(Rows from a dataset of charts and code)
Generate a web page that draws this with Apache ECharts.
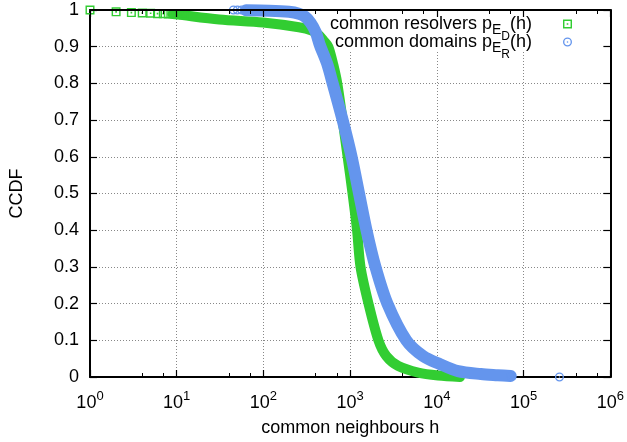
<!DOCTYPE html>
<html><head><meta charset="utf-8">
<script src="https://cdn.jsdelivr.net/npm/echarts@6/dist/echarts.min.js"></script>
<style>html,body{margin:0;padding:0;background:#fff}#c{width:627px;height:442px}</style>
</head><body><div id="c"></div>
<script>
// ---- data ----
const xTickExponents = [0, 1, 2, 3, 4, 5, 6];
const yTickValues = [0, 0.1, 0.2, 0.3, 0.4, 0.5, 0.6, 0.7, 0.8, 0.9, 1];

// common resolvers p_ED(h): sparse squares at small h
const resolversSparseH = [1, 2, 3, 4, 5, 6, 7, 8, 9, 10, 11, 12];
const resolversSparseP = [1.0, 0.995, 0.993, 0.992, 0.991, 0.990, 0.990, 0.989, 0.989, 0.988, 0.987, 0.987];
// common resolvers: dense band
const resolversBandH = [9, 10, 31, 99, 256, 361, 434, 500, 560, 640, 710, 818, 934, 1065, 1200, 1316, 1626, 2117, 2615, 3589, 6086, 10320, 18450];
const resolversBandP = [0.989, 0.988, 0.974, 0.966, 0.953, 0.944, 0.932, 0.915, 0.9, 0.85, 0.8, 0.7, 0.6, 0.5, 0.4, 0.3, 0.2, 0.1, 0.057, 0.03, 0.012, 0.004, 0.0];

// common domains p_ER(h): sparse circles
const domainsSparseH = [45, 50, 56, 63, 70950, 258800];
const domainsSparseP = [1.0, 1.0, 1.0, 0.999, 0.003, 0.0];
// common domains: dense band
const domainsBandH = [63, 116, 197, 256, 300, 350, 400, 446, 540, 628, 818, 1038, 1265, 1542, 1956, 2685, 4436, 6945, 10880, 17510, 32130, 50000, 70950];
const domainsBandP = [0.999, 0.998, 0.995, 0.99, 0.982, 0.965, 0.94, 0.905, 0.855, 0.8, 0.7, 0.6, 0.5, 0.4, 0.3, 0.2, 0.1, 0.057, 0.035, 0.016, 0.008, 0.005, 0.003];

// ---- styling ----
const GREEN = '#32cd32';
const BLUE = '#6495ed';
const FONT = '"Liberation Sans", Arial, Helvetica, sans-serif';
const SQUARE = 'path://M0,0L10,0L10,10L0,10Z M1.6,1.6L1.6,8.4L8.4,8.4L8.4,1.6Z M4.1,4.1L5.9,4.1L5.9,5.9L4.1,5.9Z';
const CIRCLE = 'path://M0,5A5,5 0 1,0 10,5A5,5 0 1,0 0,5Z M1.5,5A3.5,3.5 0 1,1 8.5,5A3.5,3.5 0 1,1 1.5,5Z M4.1,5A0.9,0.9 0 1,0 5.9,5A0.9,0.9 0 1,0 4.1,5Z';

const zip = (a, b) => a.map((v, i) => [v, b[i]]);

const chart = echarts.init(document.getElementById('c'), null, {renderer: 'canvas'});

const legendRich = {
  e: {fontSize: 14, fontFamily: FONT, padding: [12, 0, 0, 0]},
  d: {fontSize: 12, fontFamily: FONT, padding: [26, 0, 0, 0]},
  sp: {width: 26}
};
const legendText = {fontSize: 18, fontFamily: FONT, color: '#000', rich: legendRich};

chart.setOption({
  animation: false,
  textStyle: {fontFamily: FONT},
  grid: {left: 90, right: 14, top: 10, bottom: 61, containLabel: false},
  xAxis: [{
    type: 'log', logBase: 10, min: 1, max: 1e6, position: 'bottom', z: 0,
    name: 'common neighbours h', nameLocation: 'middle', nameGap: 42,
    nameTextStyle: {fontSize: 18, color: '#000', fontFamily: FONT},
    axisLine: {show: true, onZero: false, lineStyle: {color: '#000', width: 2}},
    axisTick: {show: true, inside: true, length: 7, lineStyle: {color: '#000', width: 1.2}},
    minorTick: {show: true, splitNumber: 3, length: 4, lineStyle: {color: '#000', width: 1}},
    splitLine: {show: true, lineStyle: {color: '#888', type: [1, 2], width: 1}},
    axisLabel: {
      margin: 13, color: '#000',
      formatter: v => '{b|10}{s|' + xTickExponents[Math.round(Math.log10(v))] + '}',
      rich: {
        b: {fontSize: 18, fontFamily: FONT, color: '#000'},
        s: {fontSize: 13, fontFamily: FONT, color: '#000', padding: [0, 0, 14, 0]}
      }
    }
  }, {
    type: 'log', logBase: 10, min: 1, max: 1e6, position: 'top', z: 3,
    axisLine: {show: true, onZero: false, lineStyle: {color: '#000', width: 2}},
    axisTick: {show: true, inside: true, length: 7, lineStyle: {color: '#000', width: 1.2}},
    minorTick: {show: true, splitNumber: 3, length: 4, lineStyle: {color: '#000', width: 1}},
    splitLine: {show: false}, axisLabel: {show: false}
  }],
  yAxis: [{
    type: 'value', min: yTickValues[0], max: yTickValues[yTickValues.length - 1], interval: 0.1, position: 'left', z: 0,
    name: 'CCDF', nameLocation: 'middle', nameGap: 64,
    nameTextStyle: {fontSize: 18, color: '#000', fontFamily: FONT},
    axisLine: {show: true, onZero: false, lineStyle: {color: '#000', width: 2}},
    axisTick: {show: true, inside: true, length: 7, lineStyle: {color: '#000', width: 1.2}},
    splitLine: {show: true, lineStyle: {color: '#888', type: [1, 2], width: 1}},
    axisLabel: {margin: 11, fontSize: 18, color: '#000', fontFamily: FONT}
  }, {
    type: 'value', min: 0, max: 1, interval: 0.1, position: 'right', z: 3,
    axisLine: {show: true, onZero: false, lineStyle: {color: '#000', width: 2}},
    axisTick: {show: true, inside: true, length: 7, lineStyle: {color: '#000', width: 1.2}},
    splitLine: {show: false}, axisLabel: {show: false}
  }],
  graphic: [{
    type: 'rect', z: 1, silent: true,
    shape: {x: 298, y: 11, width: 314, height: 40},
    style: {fill: '#fff'}
  }],
  legend: [{
    data: [{name: 'common resolvers', icon: SQUARE}],
    orient: 'vertical', align: 'right', right: 55, top: 15, padding: 0,
    itemWidth: 9, itemHeight: 9, selectedMode: false,
    formatter: () => 'common resolvers p{e|E}{d|D}(h){sp| }',
    textStyle: legendText
  }, {
    data: [{name: 'common domains', icon: CIRCLE}],
    orient: 'vertical', align: 'right', right: 55, top: 33, padding: 0,
    itemWidth: 9, itemHeight: 9, selectedMode: false,
    formatter: () => 'common domains p{e|E}{d|R}(h){sp| }',
    textStyle: legendText
  }],
  series: [{
    name: 'resolvers band', type: 'line', data: zip(resolversBandH, resolversBandP),
    showSymbol: false, clip: false, z: 2, silent: true, smooth: 0.3,
    lineStyle: {color: GREEN, width: 10, cap: 'round', join: 'round'}, itemStyle: {color: GREEN}
  }, {
    name: 'common resolvers', type: 'scatter', data: zip(resolversSparseH, resolversSparseP),
    symbol: SQUARE, symbolSize: 9, clip: false, z: 2, silent: true,
    itemStyle: {color: GREEN, opacity: 1}
  }, {
    name: 'domains band', type: 'line', data: zip(domainsBandH, domainsBandP),
    showSymbol: false, clip: false, z: 2, silent: true, smooth: 0.3,
    lineStyle: {color: BLUE, width: 12, cap: 'round', join: 'round'}, itemStyle: {color: BLUE}
  }, {
    name: 'common domains', type: 'scatter', data: zip(domainsSparseH, domainsSparseP),
    symbol: CIRCLE, symbolSize: 9, clip: false, z: 2, silent: true,
    itemStyle: {color: BLUE, opacity: 1}
  }]
});
</script></body></html>
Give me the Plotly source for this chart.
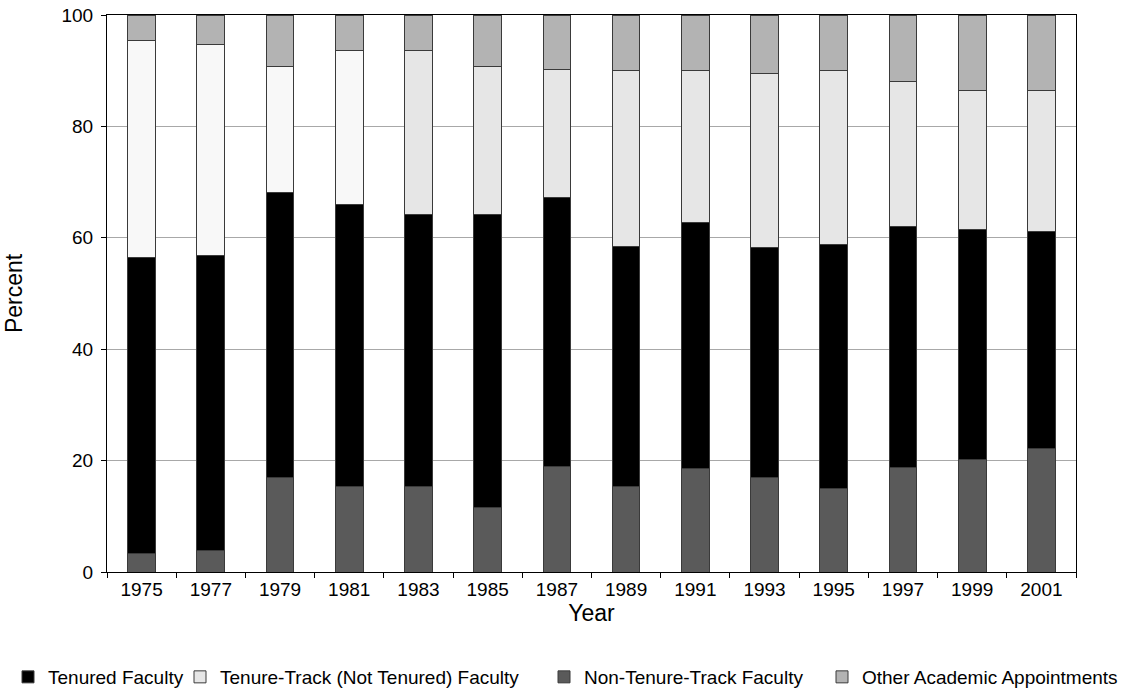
import plotly.graph_objects as go

years = ["1975", "1977", "1979", "1981", "1983", "1985", "1987",
         "1989", "1991", "1993", "1995", "1997", "1999", "2001"]

non_tenure_track = [3.4, 3.8, 16.9, 15.4, 15.4, 11.6, 19.0, 15.4, 18.5, 16.9, 15.0, 18.8, 20.2, 22.1]
tenured = [53.1, 53.1, 51.2, 50.5, 48.8, 52.6, 48.3, 43.1, 44.2, 41.3, 43.8, 43.3, 41.3, 39.1]
tenure_track = [39.0, 37.8, 22.7, 27.7, 29.4, 26.6, 22.9, 31.5, 27.3, 31.3, 31.2, 26.0, 24.9, 25.2]
other = [4.5, 5.3, 9.2, 6.4, 6.4, 9.2, 9.8, 10.0, 10.0, 10.5, 10.0, 11.9, 13.6, 13.6]

y_ticks = [0, 20, 40, 60, 80, 100]

FONT = "Liberation Sans, Arial, sans-serif"
FS = 19
LFS = 19
W, H = 1133, 696
edge = dict(color="#3a3a3a", width=1)

tt_colors = ["#f8f8f8"] * 4 + ["#e6e6e6"] * 10

fig = go.Figure()
fig.add_trace(go.Bar(x=years, y=non_tenure_track, name="Non-Tenure-Track Faculty",
                     marker=dict(color="#5a5a5a", line=edge), legend="legend3"))
fig.add_trace(go.Bar(x=years, y=tenured, name="Tenured Faculty",
                     marker=dict(color="#000000", line=edge), legend="legend"))
fig.add_trace(go.Bar(x=years, y=tenure_track, name="Tenure-Track (Not Tenured) Faculty",
                     marker=dict(color=tt_colors, line=edge), showlegend=False))
# legend entry for tenure-track with the uniform legend colour
fig.add_trace(go.Bar(x=[years[0]], y=[None], name="Tenure-Track (Not Tenured) Faculty",
                     marker=dict(color="#e6e6e6", line=edge), legend="legend2"))
fig.add_trace(go.Bar(x=years, y=other, name="Other Academic Appointments",
                     marker=dict(color="#b3b3b3", line=edge), legend="legend4"))

def leg(xpx):
    return dict(orientation="h", xref="container", yref="container",
                x=xpx / W, xanchor="left", y=0.0, yanchor="bottom",
                font=dict(size=LFS), itemclick=False, itemdoubleclick=False,
                bgcolor="rgba(0,0,0,0)")

fig.update_layout(
    barmode="stack",
    bargap=0.6,
    width=W, height=H,
    margin=dict(l=107, r=57, t=15, b=124, autoexpand=False),
    paper_bgcolor="white", plot_bgcolor="white",
    font=dict(family=FONT, size=FS, color="black"),
    showlegend=True,
    legend=leg(8), legend2=leg(180), legend3=leg(544), legend4=leg(822),
    xaxis=dict(type="category", title=dict(text="Year", standoff=6),
               showline=True, linecolor="black", linewidth=1, mirror=True,
               ticks="outside", tickson="boundaries", ticklen=5, tickcolor="black",
               showgrid=False),
    yaxis=dict(title=dict(text="Percent", standoff=32), range=[0, 100],
               tickvals=y_ticks, ticklabelstandoff=4, ticklabeloverflow="allow",
               showline=True, linecolor="black", linewidth=1, mirror=True,
               ticks="outside", ticklen=5, tickcolor="black",
               showgrid=True, gridcolor="#a8a8a8", gridwidth=1, zeroline=False),
)

fig.write_html("out.html", config={"displayModeBar": False},
               post_script="document.body.style.margin='0';document.body.style.padding='0';")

What needs to be done - Take every line containing the word "this" and copy it.

Completed exercise -
Generate a web page that draws this with Apache ECharts.
Give me the Plotly source for this chart.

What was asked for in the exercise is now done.